[AIM OF THE EXERCISE]
Skip every picture and transcribe the remaining material exactly.

[DATA PROVIDED]
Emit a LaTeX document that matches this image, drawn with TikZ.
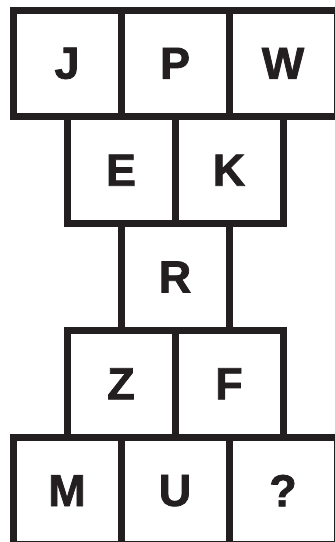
\documentclass[tikz,border=0pt]{standalone}
\usepackage{fontspec}
\setmainfont{Liberation Sans}
\newfontfamily\heavy[FakeBold=1.6]{Liberation Sans Bold}
\definecolor{ink}{HTML}{231F20}
\begin{document}
\begin{tikzpicture}[x=1pt,y=1pt,
  cell/.style={draw=ink, line width=7pt, rectangle, minimum width=108pt, minimum height=106.8pt,
    inner sep=0pt, text=ink, font=\heavy\fontsize{45}{45}\selectfont}]
\useasboundingbox (0,0) rectangle (335,-542);
\def\ra{-63.4}\def\rb{-170.2}\def\rc{-277}\def\rd{-383.8}\def\re{-490.6}
\node[cell] (J) at (67,\ra) {J};
\node[cell] (P) at (175,\ra) {P};
\node[cell] (W) at (283,\ra) {W};
\node[cell] (E) at (121,\rb) {E};
\node[cell] (K) at (229,\rb) {K};
\node[cell] (R) at (175,\rc) {R};
\node[cell] (Z) at (121,\rd) {Z};
\node[cell] (F) at (229,\rd) {F};
\node[cell] (M) at (67,\re) {M};
\node[cell] (U) at (175,\re) {U};
\node[cell] (Q) at (283,\re) {?};
\end{tikzpicture}
\end{document}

[WRITTEN RESPONSE]
Emit a LaTeX document that matches this image, drawn with TikZ.
\documentclass[tikz,border=0pt]{standalone}
\usepackage{fontspec}
\setmainfont{Liberation Sans}
\newfontfamily\heavy[FakeBold=1.6]{Liberation Sans Bold}
\definecolor{ink}{HTML}{231F20}
\begin{document}
\begin{tikzpicture}[x=1pt,y=1pt,
  cell/.style={draw=ink, line width=7pt, rectangle, minimum width=108pt, minimum height=106.8pt,
    inner sep=0pt, text=ink, font=\heavy\fontsize{45}{45}\selectfont}]
\useasboundingbox (0,0) rectangle (335,-542);
\def\ra{-63.4}\def\rb{-170.2}\def\rc{-277}\def\rd{-383.8}\def\re{-490.6}
\node[cell] (J) at (67,\ra) {J};
\node[cell] (P) at (175,\ra) {P};
\node[cell] (W) at (283,\ra) {W};
\node[cell] (E) at (121,\rb) {E};
\node[cell] (K) at (229,\rb) {K};
\node[cell] (R) at (175,\rc) {R};
\node[cell] (Z) at (121,\rd) {Z};
\node[cell] (F) at (229,\rd) {F};
\node[cell] (M) at (67,\re) {M};
\node[cell] (U) at (175,\re) {U};
\node[cell] (Q) at (283,\re) {?};
\end{tikzpicture}
\end{document}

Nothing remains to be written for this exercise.